According to a new report from the Washington Examiner, U.S. Attorney John Durham is interviewing Navy Adm. Mike Rogers as part of the Connecticut-based prosecutor’s ongoing criminal investigation into alleged wrongdoing in the infamous Trump–Russia collusion probe.
Rogers, who served as head of the National Security Agency (NSA) until his retirement in 2018, according to Politico, has spoken of abuses of the Foreign Intelligence Surveillance Act (FISA) in the past; in 2016, Rogers brought to the FISA court’s attention an NSA inspector general’s report revealing the agency had violated FISA laws in its handling of data mined from the internet relating to American citizens, according to the Examiner.
The NSA subsequently changed its method of operation, something that Rogers testified about before the Senate Intelligence Committee in 2017.
“[I felt] that in doing this we were going to lose some intelligence value, but my concern was I just felt it was important — we needed to be able to show that we are fully compliant with the law,” he told the Senate at the time, according to the Examiner.
Rogers forges his own path
Rogers again made headlines in 2018 when he broke with other intelligence officials by not objecting to the revocation of former CIA Director John Brennan’s security clearance, according to The Washington Times.
The White House announced in August 2018 that Brennan was being stripped of his clearance for making “unfounded and outrageous” claims about the Trump administration, Reuters reported.
“Mr.

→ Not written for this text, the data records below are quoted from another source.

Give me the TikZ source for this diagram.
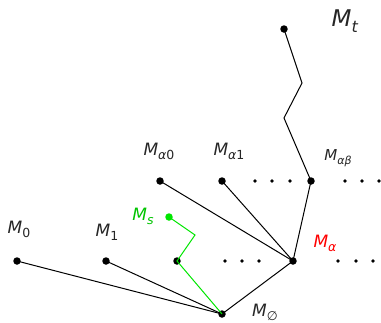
\documentclass[tikz,border=0pt]{standalone}
\usepackage{fontspec}
\setmainfont{DejaVu Sans}
\definecolor{lgreen}{RGB}{0,230,0}
\newcommand{\mlab}[1]{\textit{M}\raisebox{-0.45ex}{\fontsize{12.5}{12.5}\selectfont#1}}
\begin{document}
\begin{tikzpicture}[x=1pt,y=-1pt,
  dot/.style={circle,fill=black,inner sep=0pt,minimum size=7.5pt},
  sdot/.style={circle,fill=black,inner sep=0pt,minimum size=3.8pt},
  lab/.style={inner sep=0pt,font=\fontsize{17}{17}\selectfont,text=black!85},
  edge/.style={line width=1pt}]
\useasboundingbox (0,0) rectangle (381,322);
% main nodes
\node[dot] (e) at (222,314) {};
\node[dot] (m0) at (17,261) {};
\node[dot] (m1) at (106,261) {};
\node[dot] (m2) at (177,261) {};
\node[dot] (ma) at (293,261) {};
\node[dot] (ma0) at (160,181) {};
\node[dot] (ma1) at (222,181) {};
\node[dot] (mab) at (311,181) {};
\node[dot] (mt) at (284,29) {};
\coordinate (z1) at (284,118);
\coordinate (z2) at (302,83);
\node[circle,fill=lgreen,inner sep=0pt,minimum size=7.5pt] (ms) at (169,217) {};
\coordinate (g1) at (195,235);
% small dots
\foreach \x [count=\i] in {225,242,259} \node[sdot] (d1\i) at (\x,261) {};
\foreach \x [count=\i] in {338,356,373} \node[sdot] (d2\i) at (\x,261) {};
\foreach \x [count=\i] in {255,272,290} \node[sdot] (d3\i) at (\x,181) {};
\foreach \x [count=\i] in {345,362,379} \node[sdot] (d4\i) at (\x,181) {};
% edges
\draw[edge] (m0.center) -- (e.center);
\draw[edge] (m1.center) -- (e.center);
\draw[edge] (ma.center) -- (e.center);
\draw[edge] (ma0.center) -- (ma.center);
\draw[edge] (ma1.center) -- (ma.center);
\draw[edge] (mab.center) -- (ma.center);
\draw[edge] (mab.center) -- (z1) -- (z2) -- (mt.center);
\draw[edge,lgreen] (ms.center) -- (g1) -- (m2.center) -- (e.center);
% labels
\node[lab] (l0) at (19,229) {\mlab{0}};
\node[lab] (l1) at (107,232) {\mlab{1}};
\node[lab] (la0) at (159,151) {\mlab{\textit{α}0}};
\node[lab] (la1) at (229,151) {\mlab{\textit{α}1}};
\node[lab,font=\fontsize{15}{15}\selectfont] (lab) at (338,158) {\textit{M}\raisebox{-0.45ex}{\fontsize{11}{11}\selectfont\textit{αβ}}};
\node[lab,text=red] (la) at (325,243) {\mlab{\textit{α}}};
\node[lab,text=lgreen!85!black] (ls) at (143,216) {\mlab{\textit{s}}};
\node[lab,font=\fontsize{23}{23}\selectfont] (lt) at (345,21) {\textit{M}\raisebox{-0.45ex}{\fontsize{16}{16}\selectfont\textit{t}}};
\node[lab] (le) at (265,312) {\mlab{∅}};
\end{tikzpicture}
\end{document}
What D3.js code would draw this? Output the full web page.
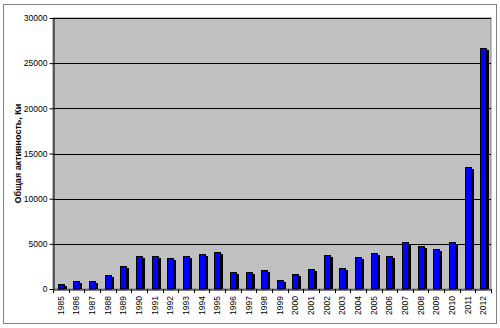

Brennan has recently leveraged his status as a former high-ranking official with access to highly sensitive information to make a series of unfounded and outrageous allegations — wild outbursts on the internet and television — about this administration,” President Donald Trump said in a statement at the time.
Durham pushes forward
How big of a role Rogers will play in Durham’s investigation likely won’t be clear for some time. Attorney General Bill Barr has predicted that Durham probably won’t wrap up his investigation until the spring of 2020 at the earliest.
The Justice Department head made that statement in an interview earlier this month with NBC’s Pete Williams, where Barr also talked about the focus of Durham’s work and his belief that the entire Trump–Russia probe was improperly predicated.
“He’s looking at the issue of how it got started,” Barr said of Durham. “He’s looking at whether or not the narrative of Trump being involved in the Russian interference actually preceded July and was in fact the precipitating trigger for the investigation, and he’s also looking at the conduct of the investigation.”
Barr went on to say that the case against then-president-elect Trump “collapsed after the election, and they never told the court.”
“And they kept on getting renewals on the applications,” Barr lamented, according to ABC News. “There were documents falsified in order to get the renewals. There was all kinds of withholding of information from the court. And the question really is: What was the agenda after the election that kept them pressing ahead after their case collapsed?”